La conferenza annuale di Apache è oramai un classico che si svolge ogni anno per fare il punto sullo stato delle attività ma questa volta si è divisa in due, una più tecnica e l’altra, Big Data Europe, focalizzata sullo scenario continentale. La Apache Foundation gestisce una gran numero di progetti, con circa 167 lavori attivi che ricadono in aree molto diverse tra loro, come i big data appunto ma anche database, cloud, piattaforme di gestione. A differenza di altre organizzazioni che sviluppano software open-source, Apache non è guidato da un consiglio e ottiene finanziamenti necessari per lo più a portare avanti i progetti adottati.
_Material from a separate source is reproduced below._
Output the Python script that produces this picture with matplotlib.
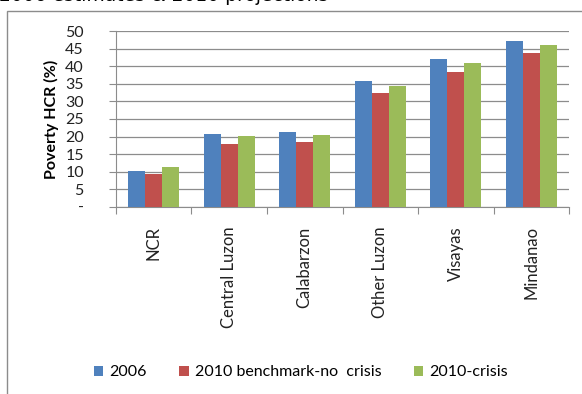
import numpy as np
import matplotlib.pyplot as plt
from matplotlib.patches import Rectangle

regions = ["NCR", "Central Luzon", "Calabarzon", "Other Luzon", "Visayas", "Mindanao"]
hcr_2006 = [10.3, 20.7, 21.2, 35.8, 42.2, 47.1]
hcr_2010_nocrisis = [9.3, 17.8, 18.4, 32.3, 38.4, 43.8]
hcr_2010_crisis = [11.4, 20.2, 20.5, 34.4, 41.0, 46.0]
series = [("2006", hcr_2006, "#4F81BD"),
          ("2010 benchmark-no  crisis", hcr_2010_nocrisis, "#C0504D"),
          ("2010-crisis", hcr_2010_crisis, "#9BBB59")]
yticks = [0, 5, 10, 15, 20, 25, 30, 35, 40, 45, 50]
ytick_labels = ["-"] + [str(v) for v in yticks[1:]]

plt.rcParams['font.family'] = ['Lato', 'DejaVu Sans']

fig = plt.figure(figsize=(5.82, 3.94), dpi=100)
ax = fig.add_axes([0.199, 0.475, 0.779, 0.446])

x = np.arange(len(regions))
w = 0.224
for i, (name, vals, col) in enumerate(series):
    ax.bar(x + (i - 1) * w, vals, w, color=col, label=name, zorder=3)

ax.set_xlim(-0.5, len(regions) - 0.5)
ax.set_ylim(0, 50)
ax.set_yticks(yticks)
ax.set_yticklabels(ytick_labels, fontsize=11.5, color="#222222")
ax.yaxis.grid(True, color="#8c8c8c", linewidth=0.9, zorder=0)

# category labels between the boundary ticks
ax.set_xticks(np.arange(-0.5, len(regions)))
ax.set_xticklabels([])
ax.set_xticks(x, minor=True)
ax.set_xticklabels(regions, minor=True, rotation=90, fontsize=12, color="#222222")
ax.tick_params(axis="x", which="major", length=5, color="#8c8c8c", direction="out")
ax.tick_params(axis="x", which="minor", length=0, pad=14)
ax.tick_params(axis="y", length=5, color="#8c8c8c", direction="out", pad=18)

for s in ["top", "right"]:
    ax.spines[s].set_visible(False)
ax.spines["left"].set_color("#8c8c8c")
ax.spines["bottom"].set_color("#8c8c8c")

ax.set_ylabel("Poverty HCR (%)", fontsize=11.5, fontweight="bold")
ax.yaxis.set_label_coords(-0.125, 0.5)

leg = fig.legend(loc="center", bbox_to_anchor=(0.517, 0.055), ncol=3, frameon=False,
                 fontsize=11.5, handlelength=0.6, handleheight=0.6, handletextpad=0.4,
                 columnspacing=2.0)

# outer chart border (runs off the right and bottom edges)
fig.patches.append(Rectangle((0.012, -0.1), 1.2, 1.072, transform=fig.transFigure,
                             fill=False, edgecolor="#8c8c8c", linewidth=1))

# title, cut off by the top edge as in the source
fig.text(-0.002, 0.997, "2006 estimates & 2010 projections", fontsize=13.5,
         family="DejaVu Sans", va="baseline", ha="left")

fig.savefig("out.png", dpi=100)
Tra gli ultimi c’è Unomi, che punta a creare un standard del web che si pone l’obiettivo di tracciare le attività dei navigatori ma in modo da porre in primo piano l’importanza dei concetti di sicurezza e privacy. “Su un singolo sito ci sono circa 60 tracker esterni che pongono un in evidenza il problema della privacy e del controllo dei dati: come le informazioni vengono raccolte e come vengono usate. Vogliamo che in futuro ci sia maggiore consapevolezza sulle strade che prendono le tracce digitali lasciate dai pollicini della rete”.